Le paure e i pregiudizi – tanti pregiudizi – ci fanno mantenere le distanze dagli altri e spesso ci impediscono di ‘farci prossimi’ a loro e di servirli con amore”, spiega il Papa.

“Avvicinarsi al prossimo  spesso significa essere disposti a correre dei rischi, come ci hanno insegnato tanti dottori e infermieri negli ultimi mesi”,

l’omaggio di Francesco:  “Questo stare vicini per servire va oltre il puro senso del dovere”.

“Nel mondo di oggi si moltiplicano i messaggi, però si sta perdendo l’attitudine ad ascoltare”,  il grido d’allarme: “E’ solo attraverso un ascolto umile e attento che possiamo arrivare a riconciliarci davvero”, incalza il Papa, che poi scatta una fotografia di questo tempo di pandemia:  “Durante il 2020, per settimane il silenzio ha regnato nelle nostre strade. Un silenzio drammatico e inquietante, che però ci ha offerto l’occasione di ascoltare il grido di chi è più vulnerabile, degli sfollati e del nostro pianeta gravemente malato. E, ascoltando, abbiamo l’opportunità di riconciliarci con il prossimo, con tanti scartati, con noi stessi e con Dio, che mai si stanca di offrirci la sua misericordia”.

“Dio non ha voluto che le risorse del nostro pianeta fossero a beneficio solo di alcuni. No, questo non l’ha voluto il Signore!”.

Nella parte centrale del messaggio Francesco lancia quasi un grido. “Dobbiamo imparare a condividere per crescere insieme, senza lasciare fuori nessuno”, l’indicazione di rotta: “La pandemia ci ha ricordato come siamo tutti sulla stessa barca”, l’appello che rilancia il momento di preghiera del 27 marzo scorso, in una piazza San Pietro vuota e bagnata dalla pioggia. “Ritrovarci ad avere preoccupazioni e timori comuni ci ha dimostrato ancora una volta che nessuno si salva da solo. Per crescere davvero dobbiamo crescere insieme, condividendo quello che abbiamo”.

“Se vogliamo davvero promuovere le persone alle quali offriamo assistenza, dobbiamo coinvolgerle e renderle protagoniste del proprio riscatto”,

la ricetta del Papa: “La pandemia ci ha ricordato quanto sia essenziale la corresponsabilità e che solo con il contributo di tutti –  anche di categorie spesso sottovalutate – è possibile affrontare la crisi”. “Dobbiamo trovare il coraggio di aprire spazi dove tutti possano sentirsi chiamati e permettere nuove forme di ospitalità, di fraternità, e di solidarietà”, ribadisce Francesco. “Bisogna coinvolgere per promuovere”, come ha fatto Gesù con la donna samaritana.

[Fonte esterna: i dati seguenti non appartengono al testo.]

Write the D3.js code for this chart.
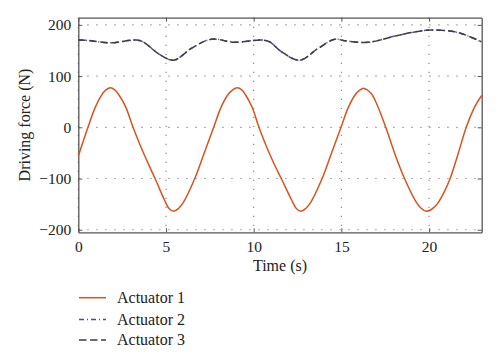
<!DOCTYPE html>
<html>
<head>
<meta charset="utf-8">
<script src="https://cdn.jsdelivr.net/npm/d3@7/dist/d3.min.js"></script>
<style>
  body { margin: 0; background: #fff; }
  svg { display: block; font-family: "Liberation Serif", "Times New Roman", serif; }
</style>
</head>
<body>
<div id="chart"></div>
<script>
// actuator 1
const t1 = [0, 0.36, 0.55, 0.93, 1.31, 1.58, 1.83, 2.08, 2.3, 2.7, 3.12, 3.59, 4.0, 4.39, 4.9, 5.17, 5.44, 5.71,
  6.0, 6.64, 7.2, 7.72, 8.1, 8.5, 8.8, 9.07, 9.32, 9.52, 9.9, 10.3, 10.78, 11.2, 11.6, 12.15, 12.43, 12.7, 12.97,
  13.26, 13.9, 14.46, 14.98, 15.36, 15.76, 16.03, 16.29, 16.7, 17.01, 17.53, 18.05, 18.6, 19.2, 19.55, 19.84, 20.15,
  20.5, 20.85, 21.2, 21.67, 22.12, 22.6, 23.0];
const f1 = [-56, -19, 0, 36, 62, 73, 77, 73, 64, 40, 0, -40, -72, -101, -141, -158.5, -164, -158.5,
  -146, -100, -48, 0, 36, 62, 73, 77, 73, 64, 40, 0, -42, -74, -102, -141, -158.5, -164, -158.5,
  -146, -100, -48, 0, 36, 62, 72, 76, 66, 46, 0, -52, -100, -142, -158, -164, -160,
  -148, -127, -100, -50, 0, 40, 62];

// actuators 2 and 3 lie on top of each other
const t23 = [0, 0.4, 1.88, 3.31, 3.78, 4.54, 5.44, 6.44, 7.58, 8.91, 10.43, 10.9, 11.57, 12.62, 13.67, 14.62,
  15.19, 16.52, 18.04, 18.99, 20.13, 21.65, 22.98];
const f2 = [170.5, 170, 165, 170.5, 165, 144.5, 131, 154, 172, 166, 170.5, 167, 148, 131, 154, 172,
  169, 166, 178, 185, 190, 185, 167];
const f3 = [170.5, 170, 165, 170.5, 165, 144.5, 131, 154, 172, 166, 170.5, 167, 148, 131, 154, 172,
  169, 166, 178, 185, 190, 185, 167];

const xTicks = [0, 5, 10, 15, 20];
const yTicks = [-200, -100, 0, 100, 200];
const seriesNames = ['Actuator 1', 'Actuator 2', 'Actuator 3'];

const W = 500, H = 363;
const margin = { top: 17.7, right: 18.3, bottom: 130.7, left: 78.3 };
const width = W - margin.left - margin.right;
const height = H - margin.top - margin.bottom;

const styles = [
  { color: '#d9531e', dash: null },
  { color: '#4b4b9a', dash: '5,3,1,3' },
  { color: '#3d3d3d', dash: '7.5,3.5' }
];

const svg = d3.select('#chart').append('svg')
  .attr('width', W)
  .attr('height', H);

const g = svg.append('g')
  .attr('transform', `translate(${margin.left}, ${margin.top})`);

const x = d3.scaleLinear().domain([0, 23]).range([0, width]);
const y = d3.scaleLinear().domain([-205, 214]).range([height, 0]);

// grid
g.append('g').selectAll('line')
  .data(xTicks)
  .enter().append('line')
  .attr('x1', d => x(d)).attr('x2', d => x(d))
  .attr('y1', 0).attr('y2', height)
  .attr('stroke', '#8a8a8a').attr('stroke-width', 1.2)
  .attr('stroke-dasharray', '1.3,7.7');
g.append('g').selectAll('line')
  .data(yTicks)
  .enter().append('line')
  .attr('x1', 0).attr('x2', width)
  .attr('y1', d => y(d)).attr('y2', d => y(d))
  .attr('stroke', '#8a8a8a').attr('stroke-width', 1.2)
  .attr('stroke-dasharray', '1.3,7.7');

// axes
const xAxis = d3.axisBottom(x).tickValues(xTicks).tickSizeInner(-4).tickSizeOuter(0).tickPadding(9);
const yAxis = d3.axisLeft(y).tickValues(yTicks).tickSizeInner(-4).tickSizeOuter(0).tickPadding(7);

const gx = g.append('g').attr('transform', `translate(0, ${height})`).call(xAxis);
const gy = g.append('g').call(yAxis);
g.append('g').call(d3.axisTop(x).tickValues(xTicks).tickSizeInner(-4).tickSizeOuter(0).tickFormat(''));
g.append('g').attr('transform', `translate(${width}, 0)`)
  .call(d3.axisRight(y).tickValues(yTicks).tickSizeInner(-4).tickSizeOuter(0).tickFormat(''));

g.selectAll('.domain').attr('stroke', '#555').attr('stroke-width', 1.3);
g.selectAll('.tick line').attr('stroke', '#555');
[gx, gy].forEach(a => a.selectAll('text')
  .attr('font-family', '"Liberation Serif", serif')
  .attr('font-size', 15.5)
  .attr('fill', '#222'));

// lines
const line = d3.line()
  .x(d => x(d[0]))
  .y(d => y(d[1]))
  .curve(d3.curveCatmullRom.alpha(0.5));

const series = [
  d3.zip(t1, f1),
  d3.zip(t23, f2),
  d3.zip(t23, f3)
];

series.forEach((s, i) => {
  g.append('path')
    .datum(s)
    .attr('fill', 'none')
    .attr('stroke', styles[i].color)
    .attr('stroke-width', 1.5)
    .attr('stroke-dasharray', styles[i].dash)
    .attr('d', line);
});

// axis labels
svg.append('text')
  .attr('x', margin.left + width / 2)
  .attr('y', 271)
  .attr('text-anchor', 'middle')
  .attr('font-size', 16)
  .attr('fill', '#222')
  .text('Time (s)');

svg.append('text')
  .attr('transform', `translate(29.5, ${margin.top + height / 2}) rotate(-90)`)
  .attr('text-anchor', 'middle')
  .attr('font-size', 16)
  .attr('fill', '#222')
  .text('Driving force (N)');

// legend
const legendY = [297.7, 319.5, 340];
const legend = svg.append('g');
seriesNames.forEach((name, i) => {
  legend.append('line')
    .attr('x1', 79).attr('x2', 106)
    .attr('y1', legendY[i]).attr('y2', legendY[i])
    .attr('stroke', styles[i].color)
    .attr('stroke-width', 1.5)
    .attr('stroke-dasharray', styles[i].dash);
  legend.append('text')
    .attr('x', 117)
    .attr('y', legendY[i])
    .attr('dy', '0.33em')
    .attr('font-size', 16)
    .attr('fill', '#222')
    .text(name);
});
</script>
</body>
</html>
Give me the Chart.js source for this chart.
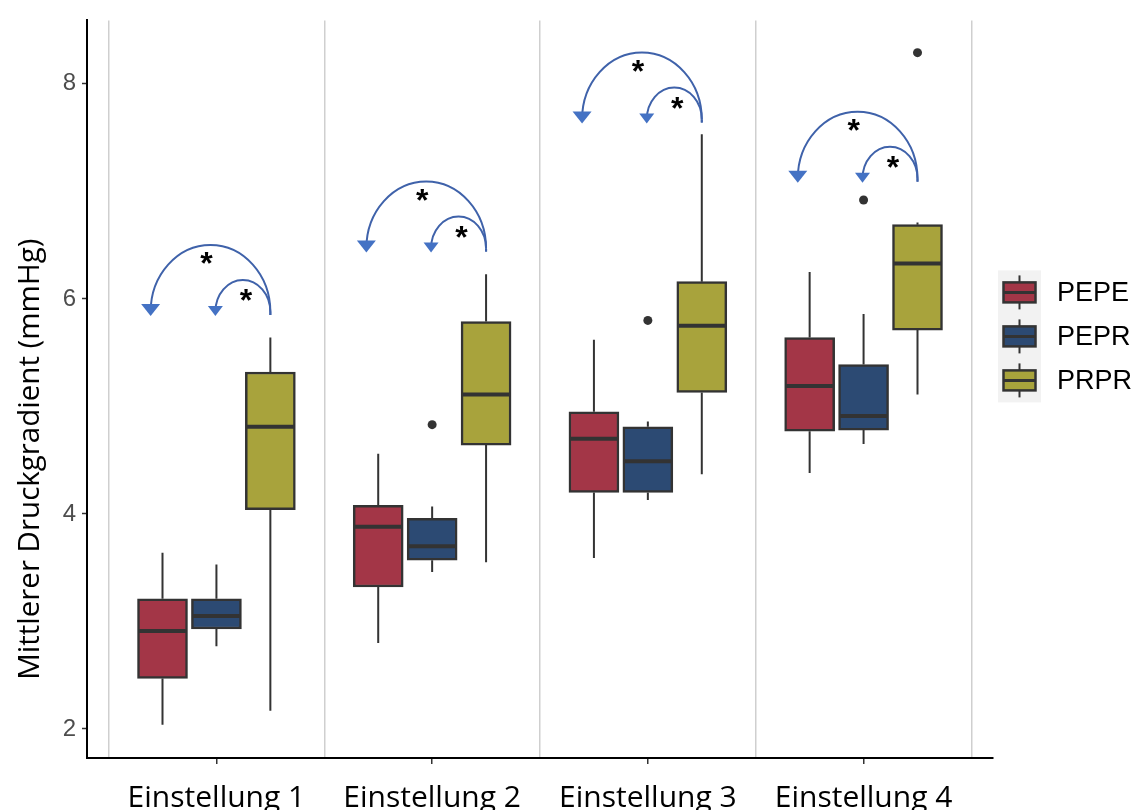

Costruire il Regno di Dio è un impegno comune a tutti i cristiani e per questo è necessario che impariamo a collaborare, senza lasciarci tentare da gelosie, discordie e divisioni”. Così il Papa spiega l’ultimo imperativo del messaggio.

“Non è questo il tempo degli egoismi,

perché la sfida che stiamo affrontando ci accomuna tutti e non fa differenza di persone”, l’appello finale: “Per preservare la casa comune e farla somigliare sempre più al progetto originale di Dio, dobbiamo impegnarci a garantire la cooperazione internazionale, la solidarietà globale e l’impegno locale, senza lasciare fuori nessuno”.